Às três da manhã de uma madrugada insone (como foram tantas no ano de 2016), recebi por telefone uma instigante pergunta de um amigo jornalista. Ele estava finalizando uma matéria para uma revista e me questionava sobre uma possível depressão pós-golpe. Sinto que lhe devo uma resposta. Naquela madrugada usei os argumentos conhecidos. Sobre a crise vivida pelo funcionalismo no Rio de Janeiro, sobre a crise da esquerda, sobre as pequenas depressões cotidianas. Ele não parecia satisfeito, relatando outras repostas já recebidas. Eu estava contra a parede. Para respondê-lo, recuperei as memórias de luta do Muspe (Movimento Unificado dos Servidores Públicos Estaduais ) nas escadarias da Assembléia Legislativa do Rio de Janeiro, recuperei a angústia diária vivida nos meses anteriores ao impeachment de Dilma Rousseff, eleita com mais de 54 milhões de votos em 2014. Mas estranhamente, de forma não intencional, a resposta tardia só me pareceu satisfatória depois de viver três experiências indiretamente conectadas. E disto trato neste texto-resposta.

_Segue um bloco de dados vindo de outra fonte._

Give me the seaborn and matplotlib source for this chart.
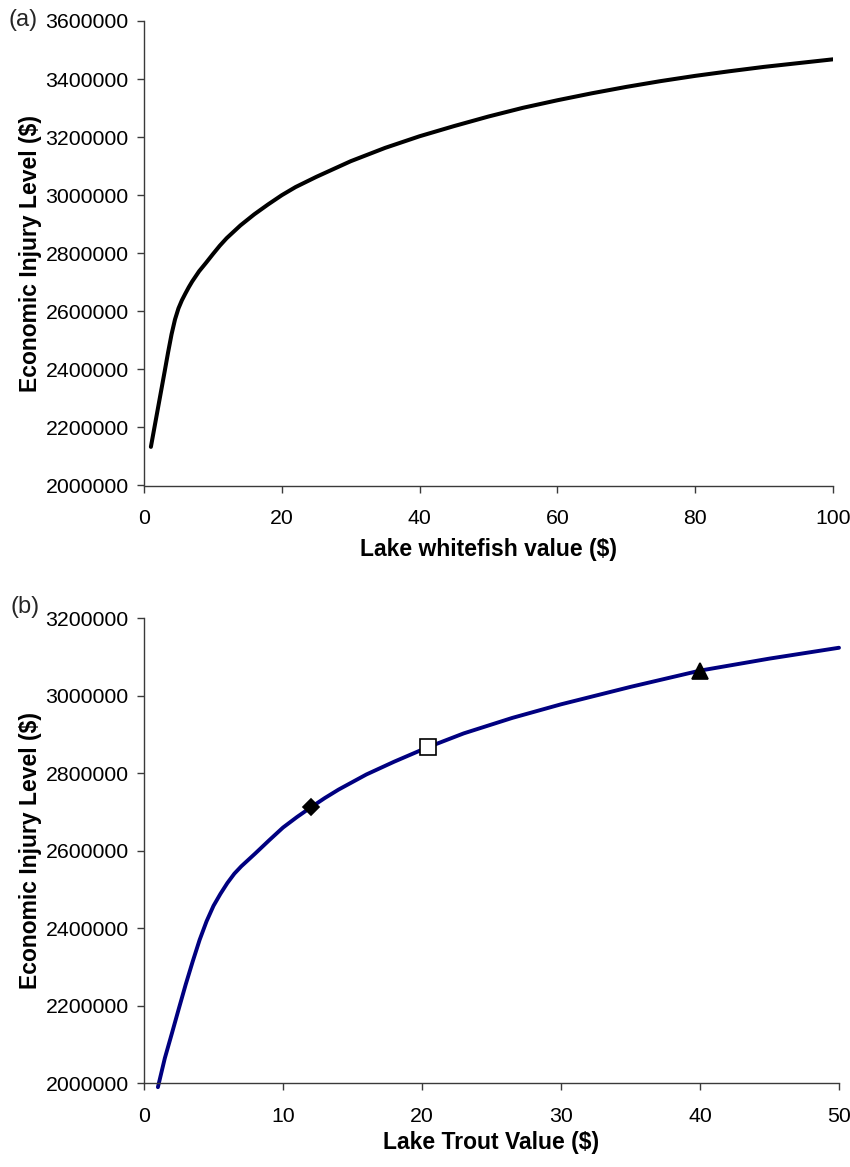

Nos mês de janeiro, ainda em Porto Alegre (e exatamente por conta da suspensão da rotina cotidiana) assisti aos filmes Tatuagem (2013, Hilton Lacerda), Neruda (2016, Pablo Larrain) e finalmente, Elis (2016, Hugo Prata). Não houve nenhum tipo de racionalidade anterior na escolha. A relação entre os filmes só foi estabelecida, na verdade, ao final do terceiro, quando senti a resposta como um soco no estômago. Os três filmes tratam da relação entre arte e política em tempos de ditadura. Tratam do teatro, da poesia e, no caso de Elis, da música. Algo que devo mencionar como vivi o ano de 2016: uma paralisia da escrita causada pela sensação de total inutilidade da crítica diante dos golpes orquestrados pela estrutura política e pelo aumento da repressão à população. E sobretudo, pelo clima de ódio cotidiano manifestado em atos de violência (virtuais e físicos) contra mulheres, gays, negros, indígenas e presos (entre outros grupos, visados como alvo de ataques dentro de uma compreensão míope sobre o significado dos direitos humanos no Brasil).
Assisti a estas três narrativas sobre a relação entre o artista como figura política fundamental no agenciamento das emoções de um povo e a censura. Censura aos espetáculos, censura à poesia, censura às letras de música brasileira. Perseguição, cassação, prisão, tortura e morte. Ao relembrar o primeiro enterro de Elis por Henfil no Pasquim, durante a ditadura militar e a gravação de “O bêbado e o equilibrista”, entendi o que havia me acontecido: minha tristeza (esta sobre a qual ele me questionara) se manifestara na incapacidade da escrita. Da escrita livre, que por ventura sempre guarda alguma espécie de aposta utópica. A censura, em sua forma mais fantasmagórica havia me abraçado. Os primeiros versos de “Canto General”, jogaram-me nas centenas de celas espalhadas pela América Latina naqueles anos. Tenho me perguntado sobre dar resposta ao momento político, às contas acertadas com a história. E tenho aprendido a administrar o horror. Das chacinas e estupros coletivos. Percebi que a perturbação profunda causada pelas três narrativas era a resposta ao (des)ânimo vivido. Durante o ano, amigos em diferentes momentos se afastaram do convívio público, cansados, abatidos, incrédulos. A eles dedico este texto como nos versos de “Sinal Fechado”, vivíamos encontros cheios de sustos, adiando a vida para um próximo encontro. Que nunca viria, ou viria como um simulacro, um estar pela metade, um estar censurado. Era isto. Parados em um sinal de uma avenida em Goiânia. Assustados com a nomeação dos novos ministros, com o cinismo dispensado a cada noticiário oficial. Mas não há censura. Não temos “Canto General”, nem a volta do irmão do Henfil. São dias de um limbo de novo tipo. Sem movimento operário, sem utopia latinoamericana… quem poderia descrever esta censura que não produz resistência?
Esta é minha resposta. Como arrancar do cotidiano a utopia da qual nos fala Galeano? Como ultrapassar este sinal fechado sem perder a voz, a vida, sem cair sob as botinas que massacram professores nas ruas do Paraná? Como não tombar frente ao exército da farsa, empossado, ativo e cheio de vontade de morte?